Proficiency One - Summary


A Vampire Thirsty and Puzzled

Of all the morbid beauties in Tim Burton’s work,   “Dark Shadows,” is his  most pleasurable film in years. As Barnabas Collins, a young member of a wealthy family turned unwilling vampire, Mr. Depp has a face as white as chalk and long-fingered hands that skim the air like quick spiders. After 200 years of entombment, Barnabas awakes in 1972 and drinks in a world populated by monsters, living and dead, and lovingly adorned with Mr. Burton’s twisted signature.
It’s delightful to watch how Johnny Depp actor handles the vampire’s readjustment to the world of the living,  he mostly comes across like a visitor from another planet, more E. T. than Christopher Lee. Later, hiding from the sun under dark glasses, a charming hat and an umbrella — Stoker’s creation moves around in daylight, too,— Barnabas also suggests the later-life Michael Jackson.
Collin  returns to the now-dilapidated Collins family mansion, where, in the picturesque decay and scattered children’s toys — a nice suburban touch — he meets his living descendants, including the matriarch, Elizabeth (a wonderful Michelle Pfeiffer); her brother, Roger (Jonny Lee Miller); her teenage daughter, Carolyn (Chloë Grace Moretz); and Roger’s son, David (Gully McGrath), whose dark looks recall the evil child in the 1976 horror film “The Omen.” Barnabas, of course, fits right in with this freak show, even while remaining his own (dead) man.

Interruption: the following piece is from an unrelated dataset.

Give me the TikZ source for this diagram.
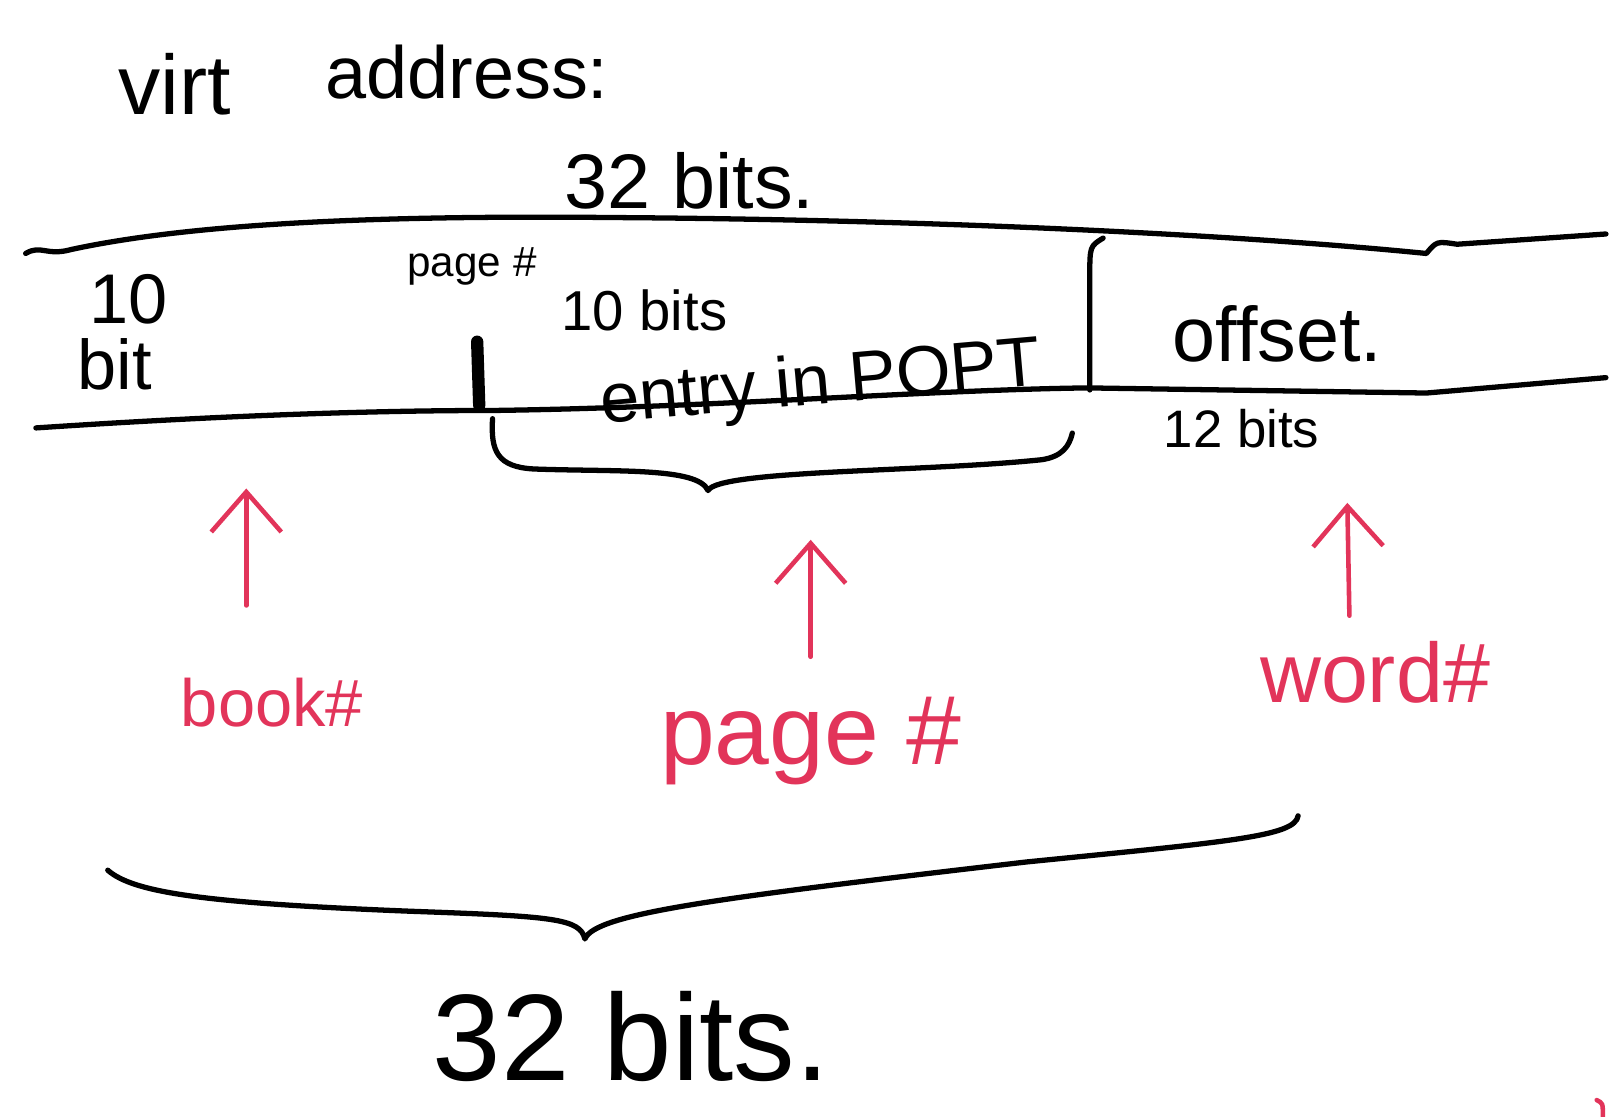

Mr. Burton’s film resurrects an old television show that was partly inspired by the 1950s and ’60s vampire flicks produced by the British studio Hammer, which were in turn influenced by decades of fang-ster gore and glory.
 “Dark Shadows” isn’t among Mr. Burton’s most richly realized works, but it’s very enjoyable, visually rich and, despite its melancholic material and a sporadic tremor of violence, surprisingly effervescent.
It opens in the USA on May 13th, 2012.